Kevin apologized on his hands and knees for not holding a Q4 2018 meeting.
The next meeting will tentatively be held on February 7 2020.
Resolutions made
- create a kanban for resolutions. (done, see https://github.com/orgs/sopython/projects/1)
- respond to pings about resolution updates in a useful manner.
- strip the room description down to just links, with rules first, then formatting, and perhaps also a link to the wiki. Urls will be shortened with whatever reputable link shortener is available.
- remove link to spoiler page in room rules until functionality is restored.
- add an explanation of userscripts to the userscript page.
- add a section to future room meetings for proposing the chairman.

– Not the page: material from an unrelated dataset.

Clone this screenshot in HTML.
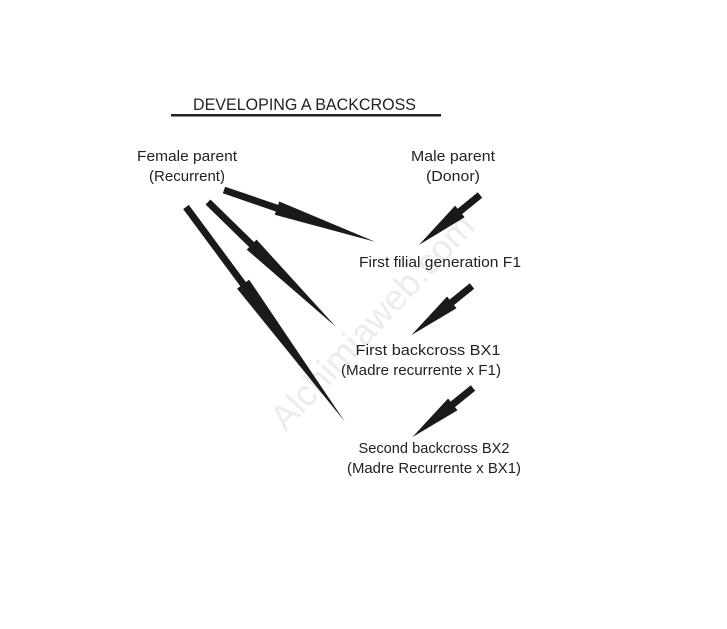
<!DOCTYPE html>
<html><head><meta charset="utf-8"><style>body{margin:0;background:#fff}svg{display:block}</style></head><body>
<svg width="727" height="629" viewBox="0 0 727 629" xmlns="http://www.w3.org/2000/svg" font-family="Liberation Sans, sans-serif" fill="#222">
<text x="370" y="335" font-size="36" fill="#ececec" transform="rotate(-47 370 320)" text-anchor="middle">Alchimiaweb.com</text>
<text x="193" y="110" font-size="17" textLength="223" lengthAdjust="spacingAndGlyphs">DEVELOPING A BACKCROSS</text>
<rect x="171" y="114" width="270" height="2.5" fill="#222"/>
<g font-size="15" text-anchor="middle">
<text x="187" y="161" textLength="100" lengthAdjust="spacingAndGlyphs">Female parent</text>
<text x="187" y="181" textLength="76" lengthAdjust="spacingAndGlyphs">(Recurrent)</text>
<text x="453" y="161" textLength="84" lengthAdjust="spacingAndGlyphs">Male parent</text>
<text x="453" y="181" textLength="54" lengthAdjust="spacingAndGlyphs">(Donor)</text>
<text x="440" y="267" textLength="162" lengthAdjust="spacingAndGlyphs">First filial generation F1</text>
<text x="428" y="355" textLength="145" lengthAdjust="spacingAndGlyphs">First backcross BX1</text>
<text x="421" y="375" textLength="160" lengthAdjust="spacingAndGlyphs">(Madre recurrente x F1)</text>
<text x="434" y="453" textLength="151" lengthAdjust="spacingAndGlyphs">Second backcross BX2</text>
<text x="434" y="473" textLength="174" lengthAdjust="spacingAndGlyphs">(Madre Recurrente x BX1)</text>
</g>
<g fill="#1a1a1a">
<g transform="translate(224,190) rotate(18.9)"><polygon points="0,-3.5 56,-3.5 56,-7 160,0 56,7 56,3.5 0,3.5"/></g>
<g transform="translate(208,202) rotate(44.3)"><polygon points="0,-3.5 61,-3.5 61,-7 179,0 61,7 61,3.5 0,3.5"/></g>
<g transform="translate(186,207) rotate(53.5)"><polygon points="0,-3.5 96,-3.5 96,-7.5 267,0 96,7.5 96,3.5 0,3.5"/></g>
<g transform="translate(480,195) rotate(140.7)"><polygon points="0,-3.5 26,-3.5 26,-7.5 79,0 26,7.5 26,3.5 0,3.5"/></g>
<g transform="translate(472,286) rotate(141)"><polygon points="0,-3.5 26,-3.5 26,-7.5 78,0 26,7.5 26,3.5 0,3.5"/></g>
<g transform="translate(473,388) rotate(141)"><polygon points="0,-3.5 26,-3.5 26,-7.5 78,0 26,7.5 26,3.5 0,3.5"/></g>
</g>
</svg>
</body></html>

- compose a wiki entry describing star trimming guidelines.
- create a Meta Python room for the public non-anonymous airing of grievances.
- add a more explicit link to the “Contact Us” section of the /chatroom page.
- ROs should be explicit about what messages are formal RO instructions.
- When an RO kicks someone, the kick reason should contain a ping to that person.
- hold a meeting one quarter after this one, around February 7 2020.